Work instructions:
Among the lines below, keep only those from the one containing "Generate a component" through the one containing "import * as", and reproduce them exactly.

Record list:
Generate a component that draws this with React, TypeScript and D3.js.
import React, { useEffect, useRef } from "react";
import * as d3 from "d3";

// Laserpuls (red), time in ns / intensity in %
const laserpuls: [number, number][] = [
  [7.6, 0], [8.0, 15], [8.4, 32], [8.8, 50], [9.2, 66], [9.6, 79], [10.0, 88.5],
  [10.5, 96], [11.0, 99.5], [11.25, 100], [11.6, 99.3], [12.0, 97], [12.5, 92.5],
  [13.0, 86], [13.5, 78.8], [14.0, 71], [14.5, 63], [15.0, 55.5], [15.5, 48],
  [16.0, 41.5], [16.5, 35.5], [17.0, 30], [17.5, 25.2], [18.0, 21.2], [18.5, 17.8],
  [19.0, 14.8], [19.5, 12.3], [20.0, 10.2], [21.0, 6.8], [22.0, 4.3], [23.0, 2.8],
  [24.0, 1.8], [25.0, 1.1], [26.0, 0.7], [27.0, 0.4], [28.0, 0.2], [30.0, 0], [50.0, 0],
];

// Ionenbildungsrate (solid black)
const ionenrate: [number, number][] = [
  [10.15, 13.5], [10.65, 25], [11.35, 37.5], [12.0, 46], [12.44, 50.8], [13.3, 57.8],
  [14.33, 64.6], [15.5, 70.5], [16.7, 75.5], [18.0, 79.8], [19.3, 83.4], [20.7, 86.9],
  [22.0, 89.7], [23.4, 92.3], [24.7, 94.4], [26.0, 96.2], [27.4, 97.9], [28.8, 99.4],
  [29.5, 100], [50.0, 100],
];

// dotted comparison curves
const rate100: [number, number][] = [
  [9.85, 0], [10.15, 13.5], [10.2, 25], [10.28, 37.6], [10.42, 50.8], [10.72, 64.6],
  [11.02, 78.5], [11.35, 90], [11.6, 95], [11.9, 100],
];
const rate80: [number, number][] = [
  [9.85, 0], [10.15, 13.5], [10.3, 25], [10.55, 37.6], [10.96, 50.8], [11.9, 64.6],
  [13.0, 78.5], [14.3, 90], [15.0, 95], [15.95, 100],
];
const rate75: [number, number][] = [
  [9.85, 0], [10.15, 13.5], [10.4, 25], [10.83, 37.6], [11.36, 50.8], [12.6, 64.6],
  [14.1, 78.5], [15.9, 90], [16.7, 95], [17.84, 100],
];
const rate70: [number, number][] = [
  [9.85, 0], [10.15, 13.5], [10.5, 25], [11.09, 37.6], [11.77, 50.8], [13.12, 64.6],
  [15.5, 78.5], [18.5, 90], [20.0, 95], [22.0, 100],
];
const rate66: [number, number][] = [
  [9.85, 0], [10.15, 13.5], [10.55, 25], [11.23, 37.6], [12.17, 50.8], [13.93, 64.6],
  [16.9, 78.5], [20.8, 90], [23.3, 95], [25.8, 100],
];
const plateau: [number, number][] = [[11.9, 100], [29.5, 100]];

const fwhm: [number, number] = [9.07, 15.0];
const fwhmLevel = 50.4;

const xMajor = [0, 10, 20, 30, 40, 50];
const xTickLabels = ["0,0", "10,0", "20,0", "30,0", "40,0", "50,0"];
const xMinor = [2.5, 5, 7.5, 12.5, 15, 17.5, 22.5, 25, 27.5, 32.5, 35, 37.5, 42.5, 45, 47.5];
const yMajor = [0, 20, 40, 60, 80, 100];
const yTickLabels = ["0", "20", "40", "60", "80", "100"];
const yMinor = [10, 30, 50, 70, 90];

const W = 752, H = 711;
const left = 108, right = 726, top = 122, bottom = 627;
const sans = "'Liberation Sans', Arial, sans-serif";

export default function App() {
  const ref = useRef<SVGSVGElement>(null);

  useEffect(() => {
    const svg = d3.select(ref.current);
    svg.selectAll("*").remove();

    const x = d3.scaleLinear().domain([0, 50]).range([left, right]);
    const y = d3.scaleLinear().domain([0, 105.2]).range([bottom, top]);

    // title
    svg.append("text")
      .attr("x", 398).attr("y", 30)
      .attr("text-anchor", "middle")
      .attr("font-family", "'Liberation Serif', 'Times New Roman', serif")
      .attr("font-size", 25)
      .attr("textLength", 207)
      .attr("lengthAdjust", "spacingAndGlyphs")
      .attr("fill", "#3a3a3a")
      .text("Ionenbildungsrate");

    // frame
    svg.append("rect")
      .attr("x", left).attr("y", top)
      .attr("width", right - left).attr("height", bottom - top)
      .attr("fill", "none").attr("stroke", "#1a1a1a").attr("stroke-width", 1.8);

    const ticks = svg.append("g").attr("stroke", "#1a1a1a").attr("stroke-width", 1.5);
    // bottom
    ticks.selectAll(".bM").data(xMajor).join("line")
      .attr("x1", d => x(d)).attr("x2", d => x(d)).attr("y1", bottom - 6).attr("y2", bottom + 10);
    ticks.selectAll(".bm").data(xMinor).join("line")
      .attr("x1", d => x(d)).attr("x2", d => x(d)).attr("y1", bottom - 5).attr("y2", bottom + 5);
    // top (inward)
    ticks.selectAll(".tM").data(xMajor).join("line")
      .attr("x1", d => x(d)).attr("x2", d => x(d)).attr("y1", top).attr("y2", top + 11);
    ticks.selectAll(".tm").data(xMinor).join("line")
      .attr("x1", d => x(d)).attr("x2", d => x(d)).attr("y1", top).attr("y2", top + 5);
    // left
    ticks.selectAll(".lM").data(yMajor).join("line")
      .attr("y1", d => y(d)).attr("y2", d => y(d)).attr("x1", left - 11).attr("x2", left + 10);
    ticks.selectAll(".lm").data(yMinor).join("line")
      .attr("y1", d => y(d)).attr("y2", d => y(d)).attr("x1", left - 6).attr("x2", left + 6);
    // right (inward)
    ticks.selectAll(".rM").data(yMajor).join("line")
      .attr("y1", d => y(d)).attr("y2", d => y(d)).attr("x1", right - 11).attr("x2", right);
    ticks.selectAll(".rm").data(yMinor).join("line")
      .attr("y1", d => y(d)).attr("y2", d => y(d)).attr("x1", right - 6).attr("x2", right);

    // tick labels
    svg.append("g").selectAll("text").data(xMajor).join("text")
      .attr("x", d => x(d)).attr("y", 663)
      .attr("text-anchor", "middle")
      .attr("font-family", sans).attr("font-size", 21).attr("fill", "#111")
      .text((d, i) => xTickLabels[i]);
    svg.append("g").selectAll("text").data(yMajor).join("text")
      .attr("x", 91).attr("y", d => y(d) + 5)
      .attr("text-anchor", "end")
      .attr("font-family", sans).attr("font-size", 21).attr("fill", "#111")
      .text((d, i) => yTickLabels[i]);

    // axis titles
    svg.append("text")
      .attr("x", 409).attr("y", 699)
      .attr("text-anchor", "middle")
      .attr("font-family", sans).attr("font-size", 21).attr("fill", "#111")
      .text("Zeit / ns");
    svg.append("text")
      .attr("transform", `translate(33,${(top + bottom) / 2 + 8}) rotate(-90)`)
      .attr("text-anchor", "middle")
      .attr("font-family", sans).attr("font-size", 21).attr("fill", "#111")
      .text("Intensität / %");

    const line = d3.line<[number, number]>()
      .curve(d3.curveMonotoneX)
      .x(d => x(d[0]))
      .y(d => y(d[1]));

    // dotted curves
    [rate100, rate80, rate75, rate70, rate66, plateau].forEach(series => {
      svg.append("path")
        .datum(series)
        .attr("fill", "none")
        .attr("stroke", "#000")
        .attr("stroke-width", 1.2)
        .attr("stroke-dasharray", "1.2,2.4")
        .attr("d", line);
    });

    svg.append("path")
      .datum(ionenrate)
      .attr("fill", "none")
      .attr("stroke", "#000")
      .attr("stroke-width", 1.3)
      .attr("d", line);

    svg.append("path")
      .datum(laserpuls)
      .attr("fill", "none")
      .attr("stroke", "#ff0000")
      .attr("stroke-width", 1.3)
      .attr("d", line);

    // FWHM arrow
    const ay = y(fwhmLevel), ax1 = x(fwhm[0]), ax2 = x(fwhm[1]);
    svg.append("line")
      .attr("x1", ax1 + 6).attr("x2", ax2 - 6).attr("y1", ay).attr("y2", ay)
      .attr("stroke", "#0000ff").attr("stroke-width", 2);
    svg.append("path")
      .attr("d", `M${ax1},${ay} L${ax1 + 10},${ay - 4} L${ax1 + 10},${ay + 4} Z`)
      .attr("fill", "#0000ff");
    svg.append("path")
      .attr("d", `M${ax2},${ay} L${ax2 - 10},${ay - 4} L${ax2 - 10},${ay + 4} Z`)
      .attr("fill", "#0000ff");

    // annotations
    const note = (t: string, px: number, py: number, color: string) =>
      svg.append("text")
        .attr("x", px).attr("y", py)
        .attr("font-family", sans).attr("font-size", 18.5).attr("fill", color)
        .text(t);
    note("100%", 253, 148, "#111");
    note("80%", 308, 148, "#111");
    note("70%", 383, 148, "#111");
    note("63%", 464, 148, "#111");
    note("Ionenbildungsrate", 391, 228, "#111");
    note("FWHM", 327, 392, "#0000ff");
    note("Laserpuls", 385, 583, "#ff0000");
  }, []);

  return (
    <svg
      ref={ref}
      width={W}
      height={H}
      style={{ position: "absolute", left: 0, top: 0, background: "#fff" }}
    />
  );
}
...
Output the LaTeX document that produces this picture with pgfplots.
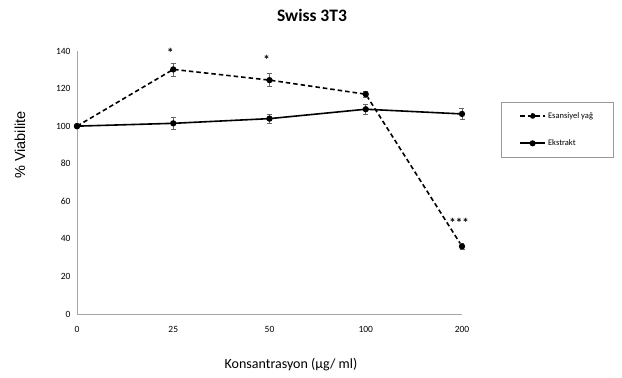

Solved exercise:
Generate a component that draws this with React, TypeScript and D3.js.
import React, { useEffect, useRef } from "react";
import * as d3 from "d3";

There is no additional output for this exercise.